As Lições e a Agenda do Nordeste Após a COP 26
O Nordeste da Seca e do Desmatamento é o Mesmo Produtor de Energias Renováveis
Esta semana faz um mês de encerramento da COP 26. Como já havia dito por aqui, havia planejado este texto sobre o papel específico do Nordeste nesse evento, mas fui atropelado por outras pautas que julguei pendentes. Bem, o importante é que chegou a hora e o assunto, evidentemente, não perdeu sua importância. Afinal, dois dos seis biomas brasileiros (a caatinga e à mata atlântica) estão inclusos no territirio nordestino, o que expressa o tamanho do compromisso político com a sustentabilidade, posto sobre os ombros dos agentes econômicos e sociais da região.
Antes do relato sobre o que foi tratado em Glasgow sobre o futuro do nordeste diante do desafio ambiental, cabe-me aqui colocar uma opinião prévia, que entendo ser possível destacar, justo pelas particularidades da região. Quero dizer com isso que, apesar dos velhos problemas recorrentes com a estiagem (no sertão) e o desmatamento (na faixa litorânea e na zona da mata), nossa região revela também alguma forma de reação, pelo que pode contribuir em troca, através da capacidade produtiva das fontes de energia limpa. Os avanços, mesmo que tímidos, das produções eólica e solar, já contrastam com a paisagem árida e desmatada, em alguns pontos do território nordestino. Essa configuração reproduz a tese de que a região atingida pelas históricas agressões ambientais é a mesma que se apresenta agora como uma gigante produtora das energias renováveis. Esse importante diferencial pode ser o passaporte daquele crédito que a sociedade brasileira precisa recorrer, em termos de ações sustentáveis efetivas, que lhe sejam capazes de influenciar no escopo de um novo padrão de desenvolvimento econômico e social.
Bem, já sabemos que a participação brasileira ficou comprometida, em larga medida, devido ao fiasco da política ambiental promovida pela esfera pública federal. Contudo, tamanha inconveniência política não impediu, mesmo que de modo constrangido e tímido, que outros atores públicos e privados agissem no evento, com a intenção de um esforço em prol de alguma remediação pelo passado (como o descumprimento do acordo de Paris) e presente (como os discursos e práticas contrárias à emergência da sustentabilidade).
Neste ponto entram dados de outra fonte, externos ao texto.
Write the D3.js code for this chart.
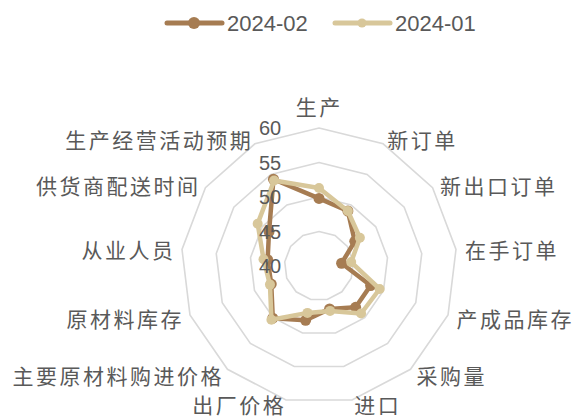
<!DOCTYPE html>
<html>
<head>
<meta charset="utf-8">
<script src="https://cdn.jsdelivr.net/npm/d3@7"></script>
<style>
  html, body { margin: 0; padding: 0; background: #ffffff; }
  svg { display: block; }
</style>
</head>
<body>
<svg id="chart" width="573" height="419"></svg>
<script>
const categories = ['生产','新订单','新出口订单','在手订单','产成品库存','采购量','进口','出厂价格','主要原材料购进价格','原材料库存','从业人员','供货商配送时间','生产经营活动预期'];
const seriesNames = ['2024-02', '2024-01'];
const feb2024 = [49.8, 49.0, 46.3, 43.3, 48.0, 48.0, 46.4, 48.1, 50.1, 47.4, 47.5, 48.8, 54.2];
const jan2024 = [51.3, 49.0, 47.2, 44.7, 49.4, 49.2, 46.7, 47.0, 50.4, 47.6, 48.1, 50.8, 54.0];
const tickValues = [40, 45, 50, 55, 60];

const colors = ['#a67c52', '#d8c79a'];
const W = 573, H = 419;
const cx = 319, cy = 266, R = 138;
const svg = d3.select('#chart');

const rScale = d3.scaleLinear().domain([40, 60]).range([0, R]);
const angle = d3.scaleLinear().domain([0, categories.length]).range([0, 2 * Math.PI]);
const pt = (i, r) => [cx + r * Math.sin(angle(i)), cy - r * Math.cos(angle(i))];

// grid rings
const g = svg.append('g');
tickValues.filter(v => v > 40).forEach(v => {
  const pts = categories.map((c, i) => pt(i, rScale(v)));
  g.append('path')
    .attr('d', d3.line().curve(d3.curveLinearClosed)(pts))
    .attr('fill', 'none')
    .attr('stroke', '#d9d9d9')
    .attr('stroke-width', 1.6);
});

// series
const data = [feb2024, jan2024];
const radii = [5.5, 5];
data.forEach((vals, s) => {
  const pts = vals.map((v, i) => pt(i, rScale(v)));
  svg.append('path')
    .attr('d', d3.line().curve(d3.curveLinearClosed)(pts))
    .attr('fill', 'none')
    .attr('stroke', colors[s])
    .attr('stroke-width', 4.5)
    .attr('stroke-linejoin', 'round');
  svg.selectAll(null).data(pts).enter().append('circle')
    .attr('cx', d => d[0]).attr('cy', d => d[1])
    .attr('r', radii[s]).attr('fill', colors[s]);
});

// tick labels
svg.selectAll(null).data(tickValues).enter().append('text')
  .attr('x', cx - 49)
  .attr('y', d => cy - rScale(d))
  .attr('dy', '0.36em')
  .attr('text-anchor', 'middle')
  .attr('font-family', '"Liberation Sans", Arial, sans-serif')
  .attr('font-size', 20)
  .attr('fill', '#595959')
  .text(d => d);

// category labels
const ls = 2.5;
categories.forEach((c, i) => {
  const a = angle(i);
  const s = Math.sin(a), co = Math.cos(a);
  const [x, y] = pt(i, R + 9);
  const t = svg.append('text')
    .attr('font-family', '"Noto Sans CJK SC", sans-serif')
    .attr('font-size', 21)
    .attr('letter-spacing', ls + 'px')
    .attr('fill', '#595959')
    .text(c);
  if (Math.abs(s) < 0.1) {
    t.attr('x', x - 1 + ls / 2).attr('y', y - 3.6).attr('text-anchor', 'middle');
  } else {
    const anchor = s > 0 ? 'start' : 'end';
    const base = Math.min(y + 1.8 + 2.6 * co + 7.8, H - 6.5);
    t.attr('x', s > 0 ? x : x + ls).attr('y', base).attr('text-anchor', anchor);
  }
});

// legend
const legendItems = [{x: 167, name: seriesNames[0], c: colors[0], r: 6}, {x: 335, name: seriesNames[1], c: colors[1], r: 4.5}];
legendItems.forEach(d => {
  svg.append('line').attr('x1', d.x).attr('x2', d.x + 55).attr('y1', 23).attr('y2', 23)
    .attr('stroke', d.c).attr('stroke-width', 5).attr('stroke-linecap', 'round');
  svg.append('circle').attr('cx', d.x + 27).attr('cy', 23).attr('r', d.r).attr('fill', d.c);
  svg.append('text').attr('x', d.x + 60).attr('y', 31)
    .attr('font-family', '"Liberation Sans", Arial, sans-serif')
    .attr('font-size', 22).attr('fill', '#595959').text(d.name);
});
</script>
</body>
</html>
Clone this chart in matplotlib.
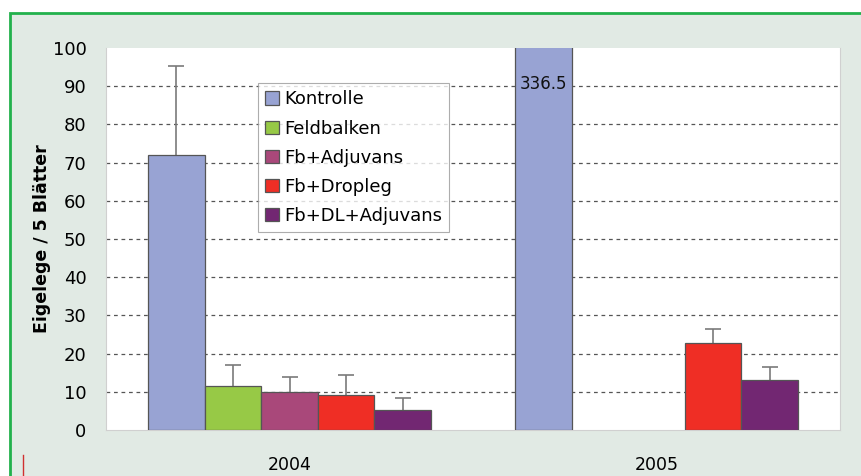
import matplotlib.pyplot as plt
import numpy as np
from matplotlib.patches import Rectangle
from matplotlib.lines import Line2D

years = ["2004", "2005"]
treatments = ["Kontrolle", "Feldbalken", "Fb+Adjuvans", "Fb+Dropleg", "Fb+DL+Adjuvans"]
colors = ["#98a3d3", "#97c946", "#a9487a", "#ef2e25", "#722772"]

# values per treatment: [2004, 2005]; nan = no bar
kontrolle = [72.0, 336.5]
feldbalken = [11.6, np.nan]
fb_adjuvans = [9.9, np.nan]
fb_dropleg = [9.2, 22.8]
fb_dl_adjuvans = [5.2, 13.0]

kontrolle_err = [23.2, 0]
feldbalken_err = [5.4, 0]
fb_adjuvans_err = [4.1, 0]
fb_dropleg_err = [5.1, 3.7]
fb_dl_adjuvans_err = [3.3, 3.6]

values = [kontrolle, feldbalken, fb_adjuvans, fb_dropleg, fb_dl_adjuvans]
errors = [kontrolle_err, feldbalken_err, fb_adjuvans_err, fb_dropleg_err, fb_dl_adjuvans_err]

fig = plt.figure(figsize=(8.61, 4.76), dpi=100)
fig.patch.set_facecolor("white")

# green frame with light background, cut off at right and bottom
fig.patches.append(Rectangle((10 / 861, -0.05), 1.0, 1 - 13 / 476 + 0.05,
                             transform=fig.transFigure, facecolor="#e1eae4",
                             edgecolor="#22b14c", linewidth=2, zorder=-10))
fig.lines.append(Line2D([23 / 861, 23 / 861], [0, 21 / 476], transform=fig.transFigure,
                        color="#d03030", linewidth=1, zorder=-5))

ax = fig.add_axes([106 / 861, 1 - 430 / 476, 734 / 861, 382 / 476])
ax.set_facecolor("white")

x = np.arange(len(years))
w = 0.154
for i, (name, vals, errs, c) in enumerate(zip(treatments, values, errors, colors)):
    pos = x + (i - 2) * w
    v = np.array(vals, dtype=float)
    e = np.array(errs, dtype=float)
    ax.bar(pos, v, width=w, color=c, edgecolor="#555555", linewidth=0.9, label=name, zorder=3)
    for p, vv, ee in zip(pos, v, e):
        if not np.isnan(vv) and ee > 0:
            ax.vlines(p, vv, vv + ee, color="#7a7a7a", linewidth=1.2, zorder=2)
            ax.plot(p, vv + ee, marker="_", markersize=11, markeredgewidth=1.2,
                    color="#7a7a7a", zorder=2)

ax.text(x[1] - 2 * w, 90.5, "336.5", ha="center", va="center", fontsize=12, color="#111111", zorder=4)

ax.set_ylim(0, 100)
ax.set_xlim(-0.5, 1.5)
ax.set_yticks(range(0, 101, 10))
ax.set_xticks(x)
ax.set_xticklabels(years)
ax.tick_params(axis="y", length=0, pad=14, labelsize=13)
ax.tick_params(axis="x", length=0, pad=19, labelsize=12.5)
for y in range(10, 100, 10):
    ax.axhline(y, color="#555555", linestyle=(0, (3, 3)), linewidth=0.9, zorder=1)

for s in ["top"]:
    ax.spines[s].set_visible(False)
for s in ["left", "right", "bottom"]:
    ax.spines[s].set_color("#d0d0d0")

ax.set_ylabel("Eigelege / 5 Blätter", fontsize=12.5, fontweight="bold", labelpad=1)

leg = ax.legend(loc="upper left", bbox_to_anchor=(0.207, 0.908), borderaxespad=0,
                fontsize=13, frameon=True, fancybox=False, handlelength=0.75,
                handleheight=0.75, handletextpad=0.3, labelspacing=0.62,
                borderpad=0.4)
leg.get_frame().set_edgecolor("#999999")
leg.get_frame().set_linewidth(0.8)

fig.savefig("out.png", dpi=100)
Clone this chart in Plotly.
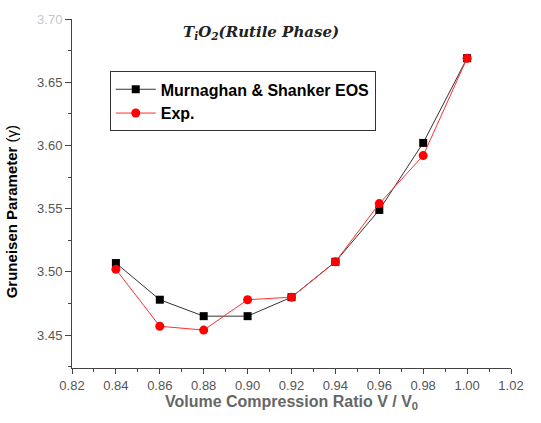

Neste particular, além de importantes participações de ativistas e ONGs, cabe também o registro da presença de lideranças políticas estaduais e municipais. Todos intencionados em demonstrarem preocupações pelos fatos ocorridos no passado e presente, mas sem retirarem os olhos para os desafios futuros. Desde o lançamento de novos compromissos ambientais assumidos pelo Consórcio Brasil Verde (composto por alguns governos estaduais), bem como, pelas iniciativas individuais dos estados e municípios nordestinos. Por isso, ainda cabe crer no interesse de boa parcela da sociedade brasileira, em se manter preocupada com o futuro das próximas gerações.
Esse caso particular da presença nordestina no evento, merece mesmo algum destaque. Embora a região não se distancie da média nacional das agressões ambientais (como a participação de 40% nas emissões oriundas do MUT - mudanças no uso da terra e florestas), foram importantes as exposições de compromissos tratados pelas outras duas esferas públicas. De certo modo, essa postura contribuiu para recolocar o Brasil numa linha de novos acordos, algo indispensável diante das preocupações ambientais relançadas pelos defensores dessas causas. Posturas vistas em distintas frentes de debates naquele evento. Primeiro, nas intenções abertas em nome de políticas sustentáveis. Depois, na revisão de investimentos, através do apoio às iniciativas consideradas mais limpas, enquanto forma de combate às emissões de carbono. As novas plantas de investimentos, direcionadas para projetos como o "hidrogênio verde", previstas para os complexos portuários de Suape (PE) e Pecém (CE), demonstram bem essa inversão na linha de comportamento e na forma do investimento. Portanto, fazem parte de um novo olhar para o mundo.
Embora a gente tenha que assistir ao tempo em movimento, sem que se tenha qualquer oportunidade para que ele pudesse parar, faz parte do nosso esforço preservacionista que o "futuro não repita o passado", ao contrário do que dizia a letra da música de Cazuza. Pelo menos aqui, no mundo dos crédulos da sustentabilidade, o desenho do futuro carece ser diferente daquilo que foi apenas um alerta pessimista e impaciente desse notável poeta da MPB. Afinal, se aquele alerta não couber num mínimo sentimento de mudança, ai sim seremos penalizados por um mundo que parou e morreu pela repetição contumaz dos nossos próprios erros. Cabe, então, à sociedade exercer sua escolha.